Greatest hits album by Peter Allen
- Released: 14 August 1992
- Genre: Funk; soul; pop; disco;
- Length: 79:39
- Label: A&M
- Producer: Richard Landis

Peter Allen chronology
| Making Every Moment Count (1990) | The Very Best of Peter Allen: The Boy from Down Under (1992) | At His Best (1993) |

= The Very Best of Peter Allen: The Boy from Down Under =

The Very Best of Peter Allen: The Boy from Down Under is a greatest hits album by Australian singer-songwriter Peter Allen, released in Australia in August 1992 through A&M Records.

This album was released less than two months after Allen's death on 18 June 1992.

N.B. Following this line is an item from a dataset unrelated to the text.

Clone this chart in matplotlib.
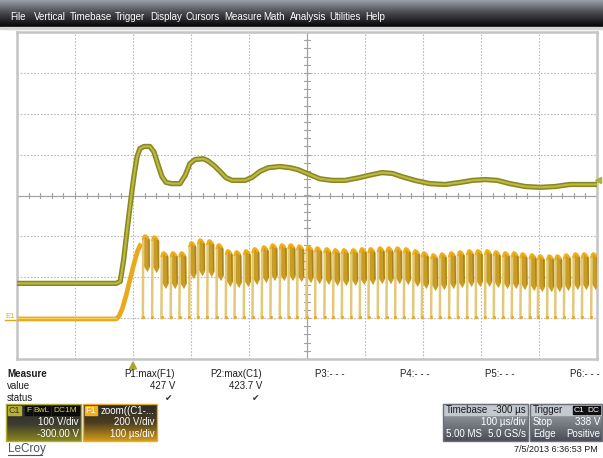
'''
fun: LeCroy scope screenshot - C1 bus voltage and F1 switching waveform
'''
import numpy as np
import matplotlib.pyplot as plt
from matplotlib.patches import Rectangle, Polygon
from matplotlib.colors import LinearSegmentedColormap

plt.rcParams['font.family'] = ['Liberation Sans', 'DejaVu Sans']

## C1 trace (time in us from trigger, volts)
c1_t = [-200, -126, -57, -29, -22, -16, -9, -3, 2, 7, 12, 19, 29, 36, 43, 50, 57, 67, 81, 90,
        98, 107, 121, 129, 140, 150, 160, 171, 193, 205, 219, 233, 253, 271, 285, 305, 322, 343,
        366, 391, 412, 429, 447, 464, 486, 512, 538, 564, 585, 607, 628, 650, 676, 702, 728,
        753, 779, 800]
c1_v = [85, 85, 85, 85, 90, 144, 229, 298, 351, 395, 415, 420, 420, 407, 376, 346, 332, 329,
        329, 349, 378, 388, 390, 385, 373, 359, 344, 337, 337, 344, 359, 368, 371, 368, 363,
        351, 341, 337, 337, 344, 351, 356, 354, 346, 337, 329, 327, 332, 337, 339, 337, 329,
        322, 320, 322, 327, 327, 327]

## F1 trace: flat part and first rise
f1_t = [-200, -120, -60, -29, -24, -18, -12, -5, 2, 8, 14]
f1_v = [-4, -4, -4, -4, 10, 50, 110, 190, 270, 330, 365]

## F1 pulses: time of each notch (us) and peak after it (V)
pulse_t = [17, 33, 49, 65, 80, 97, 112, 128, 144, 160, 175, 191, 206, 222, 237, 253, 268,
           283, 299, 314, 330, 345, 360, 376, 391, 406, 422, 437, 452, 467, 483, 498, 514,
           529, 545, 560, 576, 591, 607, 622, 638, 653, 668, 684, 698, 714, 728, 743, 759,
           774, 790]
pulse_pk = [405, 400, 322, 322, 322, 371, 385, 381, 361, 332, 327, 332, 342, 351, 361, 361,
            361, 356, 351, 346, 342, 337, 337, 337, 342, 342, 346, 346, 346, 342, 332, 322,
            312, 317, 322, 327, 332, 332, 332, 327, 322, 322, 317, 312, 307, 307, 307, 312,
            317, 317, 317]

trig_level = 338
menu_items = ['File', 'Vertical', 'Timebase', 'Trigger', 'Display', 'Cursors', 'Measure',
              'Math', 'Analysis', 'Utilities', 'Help']
menu_x = [10, 34, 70, 115, 150, 185, 224, 263, 290, 329, 365]


def c1_div(v):
    return (np.asarray(v, dtype=float) - 300.) / 100.   # 100 V/div, offset -300 V


def f1_div(v):
    return np.asarray(v, dtype=float) / 200. - 3.       # 200 V/div


fig = plt.figure(figsize=(6.03, 4.58), dpi=100)
bg = fig.add_axes([0, 0, 1, 1], zorder=0)
bg.set_xlim(0, 603)
bg.set_ylim(458, 0)
bg.axis('off')


def grad(x0, x1, y0, y1, stops):
    cmap = LinearSegmentedColormap.from_list('g', stops)
    bg.imshow(np.linspace(0, 1, 64)[:, None], cmap=cmap, extent=(x0, x1, y1, y0),
              aspect='auto', origin='upper', zorder=1)


def txt(x, y, s, **kw):
    kw.setdefault('fontsize', 7)
    kw.setdefault('va', 'center')
    kw.setdefault('color', '#1e1e1e')
    bg.text(x, y, s, zorder=5, **kw)


# menu bar
grad(0, 603, 0, 27, [(0, '#9a9ea7'), (0.45, '#4a4c51'), (1, '#050505')])
bg.add_patch(Rectangle((0, 27), 603, 2, color='#d6d6d6', zorder=2))
for name, x in zip(menu_items, menu_x):
    txt(x, 17, name, color='white', fontsize=7)

# scope grid
ax = fig.add_axes([17/603, 1-359/458, 580/603, 327/458], zorder=1)
ax.set_xlim(-200, 800)
ax.set_ylim(-4, 4)
ax.set_xticks([])
ax.set_yticks([])
for s in ax.spines.values():
    s.set_color('#c4c4c4')
    s.set_linewidth(1.8)
grid_c = '#b9b9b9'
for t in range(-100, 800, 100):
    if t != 300:
        ax.axvline(t, color=grid_c, lw=0.8, ls=(0, (1.5, 1.5)), zorder=0)
for d in range(-3, 4):
    if d != 0:
        ax.axhline(d, color=grid_c, lw=0.8, ls=(0, (1.5, 1.5)), zorder=0)
ax.axvline(300, color='#a3a3a3', lw=0.9, zorder=0)
ax.axhline(0, color='#a3a3a3', lw=0.9, zorder=0)
for t in np.arange(-200, 801, 20):
    ax.plot([t, t], [-0.07, 0.07], color='#a3a3a3', lw=0.8, zorder=0)
for d in np.arange(-4, 4.01, 0.2):
    ax.plot([295, 305], [d, d], color='#a3a3a3', lw=0.8, zorder=0)

# C1 trace
ax.plot(c1_t, c1_div(c1_v), color='#8a8820', lw=3.8, solid_capstyle='butt', zorder=3)
ax.plot(c1_t, c1_div(c1_v), color='#bdb944', lw=1.5, zorder=4)

# F1 trace
ax.plot(f1_t, f1_div(f1_v), color='#e9a91d', lw=3.4, solid_capstyle='butt', zorder=3)
ax.plot(f1_t[:4], f1_div(f1_v[:4]) + 0.02, color='#f6cf62', lw=1.0, zorder=4)
for t0, pk in zip(pulse_t, pulse_pk):
    bx = [t0 + 1.5, t0 + 3, t0 + 8, t0 + 12.5, t0 + 12.5, t0 + 8, t0 + 1.5]
    by = [pk - 10, pk - 2, pk - 8, pk - 22, pk - 155, pk - 180, pk - 150]
    ax.fill(bx, f1_div(by), color='#c99d25', lw=0, zorder=3)
    ax.plot([t0 + 10, t0 + 11], f1_div([pk - 18, pk - 150]), color='#a88319', lw=0.9, zorder=3)
    ax.plot([t0, t0 + 0.6], f1_div([0, pk - 18]), color='#e3c878', lw=1.8, zorder=3)
    ax.plot([t0 + 0.6, t0 + 1.8, t0 + 3.5, t0 + 6, t0 + 8.5],
            f1_div([pk - 18, pk - 4, pk, pk - 3, pk - 12]), color='#f0ae18', lw=1.7, zorder=4)
    ax.plot(t0 + 0.3, f1_div(6), 'o', ms=2.2, color='#eaa81c', mec='none', zorder=4)

# trigger level marker on the right edge
ax.plot(801, c1_div(trig_level), marker='<', ms=5, color='#b3ae35', clip_on=False, zorder=5)
txt(5, 316, 'E1', fontsize=5.5, color='#d4ac1c')
bg.plot([5, 16], [320, 320], color='#d4ac1c', lw=1, zorder=3)

# trigger position marker below grid
bg.add_patch(Polygon([(129.5, 369), (136.5, 369), (133, 362)], color='#a8a432', zorder=3))

# measure table
txt(7, 374, 'Measure', fontweight='bold')
txt(7, 386, 'value')
txt(7, 398, 'status')
meas_x = [175, 262, 345, 430, 515, 600]
meas_lbl = ['P1:max(F1)', 'P2:max(C1)', 'P3:- - -', 'P4:- - -', 'P5:- - -', 'P6:- - -']
for x, s in zip(meas_x, meas_lbl):
    txt(x, 374, s, ha='right')
txt(175, 386, '427 V', ha='right')
txt(262, 386, '423.7 V', ha='right')
txt(172, 398, '\u2714', ha='right', fontsize=6.5, color='#333333')
txt(259, 398, '\u2714', ha='right', fontsize=6.5, color='#333333')

# channel descriptors
grad(6, 81, 404, 441, [(0, '#2a2a2a'), (0.55, '#3c3c30'), (1, '#8a861c')])
bg.add_patch(Rectangle((6, 404), 75, 37, fill=False, ec='#b0ac38', lw=1, zorder=3))
bg.add_patch(Rectangle((8, 406), 13, 9, color='#b4b03a', zorder=3))
txt(14.5, 410.5, 'C1', ha='center', fontsize=6.5, color='#3a3808')
for x0, w, s in [(25, 7, 'F'), (34, 16, 'BwL'), (52, 27, 'DC1M')]:
    bg.add_patch(Rectangle((x0, 406), w, 9, color='#0c0c0c', zorder=3))
    txt(x0 + w / 2, 410.5, s, ha='center', fontsize=6, color='#d8cf48')
txt(79, 422, '100 V/div', ha='right', color='white')
txt(79, 434, '-300.00 V', ha='right', color='white')

grad(83, 157, 404, 441, [(0, '#2a2a2a'), (0.5, '#4a3e20'), (1, '#d29a18')])
bg.add_patch(Rectangle((83, 404), 74, 37, fill=False, ec='#e8ad22', lw=1, zorder=3))
bg.add_patch(Rectangle((85, 406), 12, 9, color='#f2b21e', zorder=3))
txt(91, 410.5, 'F1', ha='center', fontsize=6.5, color='white')
txt(101, 410.5, 'zoom((C1-...', color='white')
txt(155, 422, '200 V/div', ha='right', color='white')
txt(155, 434, '100 \u00b5s/div', ha='right', color='white')

# timebase / trigger boxes
for x0, x1 in [(443, 528), (530, 602)]:
    bg.add_patch(Rectangle((x0, 404), x1 - x0, 11, color='#c4c8cf', zorder=2))
    grad(x0, x1, 415, 441, [(0, '#8d9199'), (1, '#4b4e55')])
    bg.add_patch(Rectangle((x0, 404), x1 - x0, 37, fill=False, ec='#6c7078', lw=1, zorder=3))
txt(446, 410, 'Timebase', color='#1a1a1a')
txt(526, 410, '-300 \u00b5s', ha='right', color='#1a1a1a')
txt(526, 422, '100 \u00b5s/div', ha='right', color='white')
txt(446, 434, '5.00 MS', color='white')
txt(526, 434, '5.0 GS/s', ha='right', color='white')
txt(533, 410, 'Trigger', color='#1a1a1a')
for x0, w, s in [(573, 13, 'C1'), (587, 13, 'DC')]:
    bg.add_patch(Rectangle((x0, 406), w, 8, color='#101010', zorder=3))
    txt(x0 + w / 2, 410, s, ha='center', fontsize=6, color='white')
txt(533, 422, 'Stop', color='white')
txt(600, 422, '338 V', ha='right', color='white')
txt(533, 434, 'Edge', color='white')
txt(600, 434, 'Positive', ha='right', color='white')

# footer
txt(8, 449, 'LeCroy', fontsize=8.5, color='#4a5466')
bg.plot([8, 42], [455, 455], color='#4a5466', lw=0.8, zorder=3)
txt(598, 449, '7/5/2013 6:36:53 PM', ha='right', fontsize=6.5)

plt.savefig('out.png', dpi=100)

Allen wrote or co-wrote all but two of the tracks on the album.

==Reviews==
Adrian Zupp of AllMusic gave the album 4.5 out of 5, stating; “His songwriting range [from] tender ballads through to poppier fare and even campy fun numbers, has rarely been rivaled…[and this album] captures the cream of Allen's career on one highly engaging disc.” Zupp concluded that “this album spans the moods and melodies that made Peter Allen such a special artist.”

==Track listing==
1. "Honest Queen" (Peter Allen, Estelle Levitt) 3:16
2. "Tenterfield Saddler" (Album Version) (Peter Allen) 3:37
3. "Just Ask Me I've Been There" (Peter Allen) 4:23
4. "Everything Old Is New Again" (Carole Bayer Sager, Peter Allen) 2:35
5. "I Honestly Love You" (Jeff Barry, Peter Allen) 3:30
6. "She Loves to Hear Music" (Album Version) (Carole Bayer Sager, Peter Allen) 3:22
7. "I Go to Rio" (Album Version) (Adrienne Anderson, Peter Allen) 3:23
8. "Quiet Please, There's a Lady On Stage" (Carole Bayer Sager, Peter Allen) 5:14
9. "The More I See You" (Album Version) (Harry Warren, Mack Gordon) 3:35
10. "I Could Have Been a Sailor" (Peter Allen) 3:53
11. "Don't Wish Too Hard" (Carole Bayer Sager, Peter Allen) – 5:14
12. "Don't Cry Out Loud" (Carole Bayer Sager, Peter Allen) 4:09
13. "I'd Rather Leave While I'm in Love" (Carole Bayer Sager, Peter Allen) 3:40
14. "One Step Over the Borderline" (David Foster, Peter Allen, Tom Keane) 3:54
15. "Fly Away" (Carole Bayer Sager, David Foster, Peter Allen) 4:01
16. "Bi-Coastal" (David Foster, Peter Allen, Tom Keane) 4:23
17. "I Don’t Go Shopping" (Peter Allen, David Lasley) 4:35
18. "I Still Call Australia Home" (Single Version) (Peter Allen) 3:56
19. "You Haven’t Heard the Last of Me" (Eric Kaz, Tom Snow) 4:14
20. "Arthur's Theme (Best That You Can Do)" (Recorded live at Carnegie Hall, 1985) (Peter Allen, Burt Bacharach, Christopher Cross, Carole Bayer Sager) 4:45

==Charts==
The Very Best of Peter Allen: The Boy from Down Under debuted on the Australian ARIA Charts at number 24, before peaking at number 16 the following week.